Following AMP Capital’s record US$6.2 billion fundraise, which brought in commitments from 86 institutions in less than a year, Andrew Jones, Global Head of Infrastructure Debt, explains why infrastructure debt is attracting so much attention.
After years in the background, infrastructure debt has found itself in the spotlight. Its return profile offers solutions that are increasingly challenging to achieve in the current economic climate. The characteristics of infrastructure debt, including long-term contracted cash flows, regulated environments and a low correlation with traditional asset classes, are proving very attractive to institutional investors.
Hunting for yield
The Federal Reserve has cut rates twice in the second half of 2019. The Bank of England has set rates not much above 300-year lows. The Bank of Japan’s 10-year government bond yield has been negative most of the year. In Australia, the official cash rate is at historic lows, and most economists are expecting further cuts will be made. In 2019, it’s tough for investors to find both yield and security.
Enter higher-yielding infrastructure debt, an asset class that has emerged relatively recently, and thus has been less understood. Mezzanine or subordinated infrastructure debt sits between senior debt and equity in the capital structure. It commands a higher yield than senior debt, and the stable nature of infrastructure assets – as well as protections lenders can build into their loan structure – means default rates are generally low.
The asset class has been around for more than 20 years, and now has a track record which demonstrates good, stable returns. It is also not cyclical, which can be advantageous in any portfolio.
Infrastructure assets provide essential services and we prefer to invest in regulated and contractual environments. The asset class performs across market cycles and works best when there is political stability and mature legal, tax and accounting frameworks.
We have found that the investments delivering the characteristics our investors expect tend to come in one of two places. The first is in existing regulated environments such as water utility companies and gas distribution pipelines. When there is only one such asset in a region and the sector is regulated, we can be confident of the returns that business will generate. The second is lending to businesses which have long-term contracts in place. For example, a gas-fired power station might have contracts to sell power to third parties, and have visibility on the price the power will be sold at and the volume that will be sold for the coming years, allowing us to lend with confidence in the asset’s cash flow with low volatility.
Early mover advantage
Existing players in the infrastructure debt market have a comparative advantage, simply because of the high barriers to entry for other players. The investment team must negotiate strong covenants with high protection for investors and implement a rigorous credit process and due diligence on the borrower. A secured infrastructure debt opportunity will typically have very detailed financial covenants, negative and positive undertakings by the borrower and a comprehensive security structure which includes fixed and floating charges over all the assets of the company we are lending to.

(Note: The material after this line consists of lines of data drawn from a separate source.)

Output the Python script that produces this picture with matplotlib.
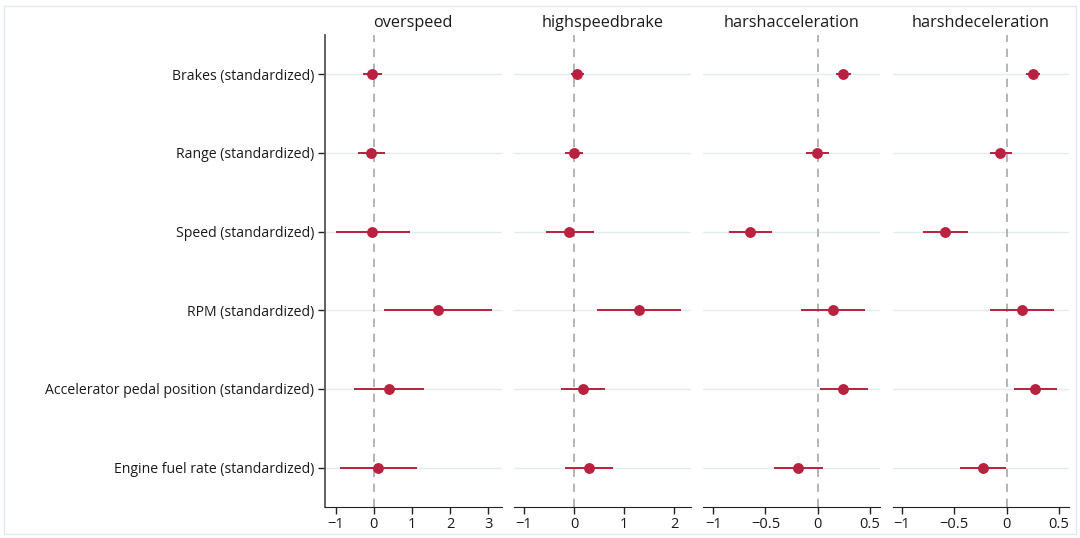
import numpy as np
import matplotlib.pyplot as plt
from matplotlib.patches import Rectangle

plt.rcParams['font.family'] = ['Open Sans', 'DejaVu Sans']

# coefficient plot data
variables = ['Brakes (standardized)', 'Range (standardized)', 'Speed (standardized)',
             'RPM (standardized)', 'Accelerator pedal position (standardized)',
             'Engine fuel rate (standardized)']
outcomes = ['overspeed', 'highspeedbrake', 'harshacceleration', 'harshdeceleration']

overspeed_est = [-0.04, -0.07, -0.04, 1.68, 0.39, 0.115]
overspeed_lo = [-0.29, -0.41, -1.00, 0.28, -0.53, -0.89]
overspeed_hi = [0.22, 0.29, 0.94, 3.10, 1.33, 1.13]

highspeedbrake_est = [0.05, -0.01, -0.10, 1.29, 0.18, 0.29]
highspeedbrake_lo = [-0.07, -0.19, -0.57, 0.45, -0.26, -0.19]
highspeedbrake_hi = [0.19, 0.18, 0.40, 2.13, 0.61, 0.78]

harshacc_est = [0.247, -0.006, -0.647, 0.144, 0.247, -0.19]
harshacc_lo = [0.18, -0.115, -0.85, -0.163, 0.02, -0.42]
harshacc_hi = [0.32, 0.11, -0.44, 0.456, 0.48, 0.05]

harshdec_est = [0.257, -0.058, -0.587, 0.144, 0.273, -0.227]
harshdec_lo = [0.19, -0.16, -0.80, -0.154, 0.067, -0.445]
harshdec_hi = [0.32, 0.048, -0.365, 0.45, 0.48, -0.006]

estimates = [overspeed_est, highspeedbrake_est, harshacc_est, harshdec_est]
lows = [overspeed_lo, highspeedbrake_lo, harshacc_lo, harshdec_lo]
highs = [overspeed_hi, highspeedbrake_hi, harshacc_hi, harshdec_hi]

xticks = [[-1, 0, 1, 2, 3], [-1, 0, 1, 2], [-1, -0.5, 0, 0.5], [-1, -0.5, 0, 0.5]]
xticklabels = [['\u22121', '0', '1', '2', '3'], ['\u22121', '0', '1', '2'],
               ['\u22121', '\u22120.5', '0', '0.5'], ['\u22121', '\u22120.5', '0', '0.5']]
xlims = [(-1.28, 3.35), (-1.2, 2.33), (-1.096, 0.596), (-1.09, 0.6)]

W, H = 1080, 538
fig = plt.figure(figsize=(10.8, 5.38), dpi=100)
fig.patches.append(Rectangle((4 / W, 4 / H), 1072 / W, 528 / H, transform=fig.transFigure,
                             fill=False, edgecolor='#dde9ec', linewidth=1.0))

lefts = [325, 514, 703.3, 892.7]
width = 176.5
bottom = 1 - 507 / H
top = 1 - 35 / H

red = '#b8213f'
ypos = np.arange(1, len(variables) + 1)

for i, name in enumerate(outcomes):
    ax = fig.add_axes([lefts[i] / W, bottom, width / W, top - bottom])
    for y in ypos:
        ax.axhline(y, color='#e2ecec', lw=1.0, zorder=0)
    ax.axvline(0, color='#a8a8a8', lw=1.2, ls=(0, (5, 4)), zorder=1)
    ax.hlines(ypos, lows[i], highs[i], color=red, lw=1.4, zorder=2)
    ax.plot(estimates[i], ypos, 'o', color=red, ms=6.8, zorder=3)
    ax.set_xlim(*xlims[i])
    ax.set_ylim(6.5, 0.5)
    ax.set_xticks(xticks[i])
    ax.set_xticklabels(xticklabels[i], fontsize=10.5)
    ax.set_title(name, fontsize=11.7, pad=6, color='#1a1a1a')
    for s in ['top', 'right']:
        ax.spines[s].set_visible(False)
    ax.spines['bottom'].set_color('#222222')
    ax.tick_params(axis='x', length=5, width=1, color='#222222', pad=2, labelcolor='#1a1a1a')
    if i == 0:
        ax.spines['left'].set_color('#555555')
        ax.spines['left'].set_linewidth(1.3)
        ax.set_yticks(ypos)
        ax.set_yticklabels(variables, fontsize=10.1, color='#1a1a1a')
        ax.tick_params(axis='y', length=5, width=1, color='#222222', pad=3)
    else:
        ax.spines['left'].set_visible(False)
        ax.set_yticks([])

fig.savefig('out.png', dpi=100)
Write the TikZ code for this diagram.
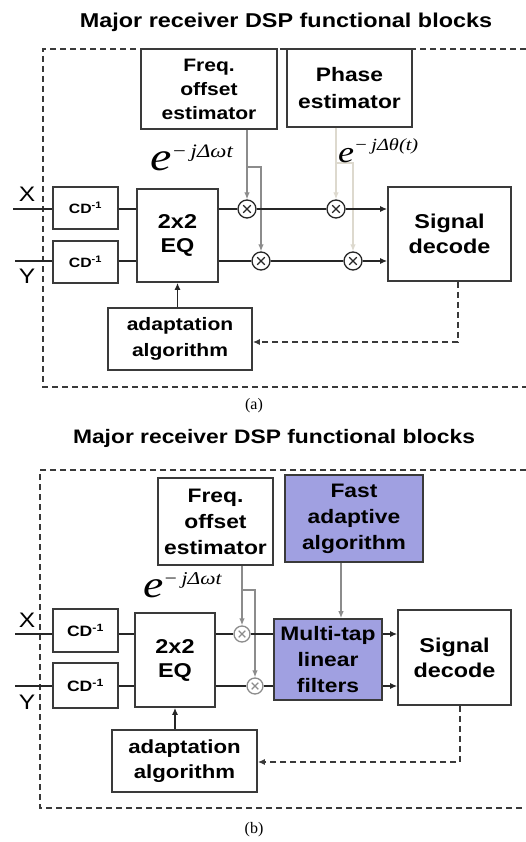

Subordinated infrastructure debt’s track record, based on our investments since 2001, shows attractive returns throughout the cycle. But at various points in the economic cycle, the opportunities for our strategy are particularly strong. We are at one of those points now because the amount of capital that infrastructure equity investors are looking to invest has pushed asset prices up; debt is required for these transactions, and there are few managers in the market with the scale to provide significant cheques in subordinated infrastructure debt to a single asset.
The AMP Capital view
For institutional investors looking for long-dated products with stable cashflows and genuine defensive characteristics, infrastructure debt often fits the bill.
AMP Capital’s infrastructure debt strategy has an emphasis on stable long-term yields with low volatility. We prefer to be a lead arranger on deals, as we provide capital for acquisitions, refinancing and ‘alternative to exit’ solutions for asset owners. AMP Capital is the world’s fifth largest investor in infrastructure debt according to Infrastructure Investor’s rankings (considering AUM as at Q3 2018).
Each generation of our strategy makes around 15 investments, which vary in size from $75m to $500 million, with a typical maturity of seven or eight years.
Energy assets across Europe and the United States are currently attracting a lot of investor interest while utilities are stable. The renewables sector in particular offers good opportunities across Europe and the United States.
Communications infrastructure is another attractive sector, spurred on by the roll out of mobile phone towers for 5G networks across the United States, and digital infrastructure, such as fibre networks and data centres, is a significant theme within infrastructure.